What is an atomic clock?

Any clock is basically an oscillator: a recurrent, periodic process providing a continuous and stable reference frequency. Each oscillation is counted to determine a period of time. In an atomic clock, the oscillator is an electromagnetic field, which drives a transition within the atom when tuned to the correct frequency. The atom thus serves as a frequency reference for the oscillator.

In an optical atomic clock, the oscillator is an ultra-stable laser and consists of three core components:

  • An ultra-stable optical cavity that provides very narrow resonances to which the laser is locked. This provides short term (<10 s) frequency stability so the laser can probe the narrow resonances of the atom. Over longer timescales, the cavity resonances are prone to drifts and thermal noise fluctuations.
  • An atom with a high Q transition to serve as a reference frequency.
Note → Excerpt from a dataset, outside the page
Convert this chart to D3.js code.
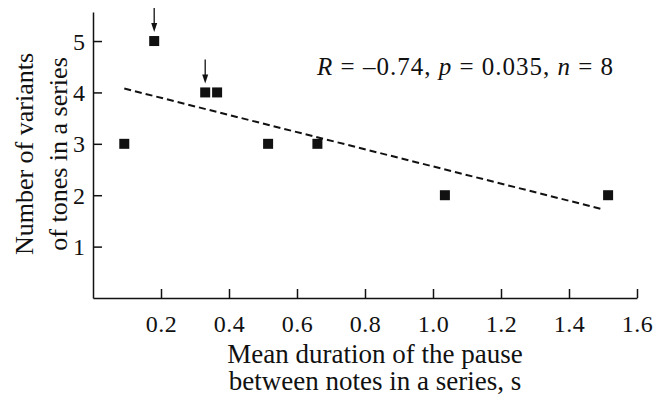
<!DOCTYPE html>
<html>
<head>
<meta charset="utf-8">
<script src="https://cdn.jsdelivr.net/npm/d3@7"></script>
<style>
  body { margin: 0; background: #fff; }
  svg text { font-family: "Liberation Serif", "Times New Roman", serif !important; fill: #111; }
</style>
</head>
<body>
<script>
// pause duration (s) vs number of tone variants
var pauseDur = [0.092, 0.18, 0.33, 0.365, 0.515, 0.66, 1.035, 1.515];
var toneVariants = [3, 5, 4, 4, 3, 3, 2, 2];
var xTicks = [0.2, 0.4, 0.6, 0.8, 1.0, 1.2, 1.4, 1.6];
var yTicks = [1, 2, 3, 4, 5];
var arrowIdx = [1, 2]; // points marked with arrows

var width = 661, height = 401;
var serif = "'Liberation Serif', 'Times New Roman', serif";

var svg = d3.select("body").append("svg")
    .attr("width", width)
    .attr("height", height)
    .attr("font-family", serif);

var x = d3.scaleLinear().domain([0, 1.6]).range([93, 637]);
var y = d3.scaleLinear().domain([0, 5.565]).range([298, 12]);

// axes
var xAxis = svg.append("g")
    .attr("transform", "translate(0," + y(0) + ")")
    .call(d3.axisBottom(x).tickValues(xTicks).tickSize(-9).tickSizeOuter(0)
        .tickFormat(d3.format(".1f")));
xAxis.attr("font-family", serif).attr("font-size", 24);
xAxis.selectAll("text")
    .attr("y", 34).attr("dy", 0)
    .attr("letter-spacing", "0.5px");

var yAxis = svg.append("g")
    .attr("transform", "translate(" + x(0) + ",0)")
    .call(d3.axisLeft(y).tickValues(yTicks).tickSize(-9).tickSizeOuter(0)
        .tickFormat(d3.format("d")));
yAxis.attr("font-family", serif).attr("font-size", 24);
yAxis.selectAll("text")
    .attr("x", -8).attr("dy", "0.34em");

svg.selectAll(".domain, .tick line")
    .attr("stroke", "#111")
    .attr("stroke-width", 1.5);
svg.selectAll(".tick text").attr("fill", "#111");

// least squares line over data range
var mx = d3.mean(pauseDur), my = d3.mean(toneVariants);
var sxy = d3.sum(pauseDur, function(d, i) { return (d - mx) * (toneVariants[i] - my); });
var sxx = d3.sum(pauseDur, function(d) { return (d - mx) * (d - mx); });
var slope = sxy / sxx, icpt = my - slope * mx;
var xr = d3.extent(pauseDur);

svg.append("line")
    .attr("x1", x(xr[0])).attr("y1", y(icpt + slope * xr[0]))
    .attr("x2", x(xr[1] - 0.012)).attr("y2", y(icpt + slope * (xr[1] - 0.012)))
    .attr("stroke", "#111")
    .attr("stroke-width", 2)
    .attr("stroke-dasharray", "7,4");

// points
var sq = 10;
svg.selectAll("rect.pt")
    .data(pauseDur)
    .enter()
    .append("rect")
    .attr("class", "pt")
    .attr("x", function(d) { return x(d) - sq / 2; })
    .attr("y", function(d, i) { return y(toneVariants[i]) - sq / 2; })
    .attr("width", sq)
    .attr("height", sq)
    .attr("fill", "#111");

// arrows
var arr = svg.selectAll("g.arrow")
    .data(arrowIdx)
    .enter()
    .append("g")
    .attr("class", "arrow")
    .attr("transform", function(i) {
        return "translate(" + x(pauseDur[i]) + "," + (y(toneVariants[i]) - sq / 2 - 4) + ")";
    });
arr.append("line")
    .attr("x1", 0).attr("x2", 0)
    .attr("y1", -24).attr("y2", -6)
    .attr("stroke", "#111")
    .attr("stroke-width", 1.3);
arr.append("path")
    .attr("d", "M0,0 L-3,-9 L3,-9 Z")
    .attr("fill", "#111");

// annotation
var ann = svg.append("text")
    .attr("x", 317).attr("y", 75)
    .attr("font-size", 25)
    .attr("letter-spacing", "1px");
ann.append("tspan").attr("font-style", "italic").text("R");
ann.append("tspan").text(" = –0.74, ");
ann.append("tspan").attr("font-style", "italic").text("p");
ann.append("tspan").text(" = 0.035, ");
ann.append("tspan").attr("font-style", "italic").text("n");
ann.append("tspan").text(" = 8");

// axis titles
var xt = svg.append("text")
    .attr("text-anchor", "middle")
    .attr("font-size", 27);
xt.append("tspan").attr("x", 375).attr("y", 363).text("Mean duration of the pause");
xt.append("tspan").attr("x", 375).attr("y", 390).text("between notes in a series, s");

var yt = svg.append("text")
    .attr("text-anchor", "middle")
    .attr("font-size", 26)
    .attr("transform", "translate(0,154) rotate(-90)");
yt.append("tspan").attr("x", 0).attr("y", 33).text("Number of variants");
yt.append("tspan").attr("x", 0).attr("y", 67).text("of tones in a series");
</script>
</body>
</html>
Repetitive probing of the transition provides a signal to compensate drift of the cavity resonance.
  • A frequency comb, which provides a "ruler" in frequency space and an effective counter for oscillations of the laser field.
  • What makes a "good" clock?

    There are two measures to quantify how good a clock is:

  • Accuracy - characterizing how well defined or reproducible the frequency of the oscillator is. For an atomic clock this is determined by how well we can characterize perturbations of the atomic transition induced by the environment, and
  • Stability - characterizing how well we can measure the frequency. For an atomic clock, this is often limited by projection noise: the noise associated with the random nature of measurement in quantum mechanics and is dependent on averaging time/number of measurements.
  • We typically specify the complements of these quantities: inaccuracy and instability. For fair comparison between clocks of different frequency, these are expressed fractionally relative to the clock frequency.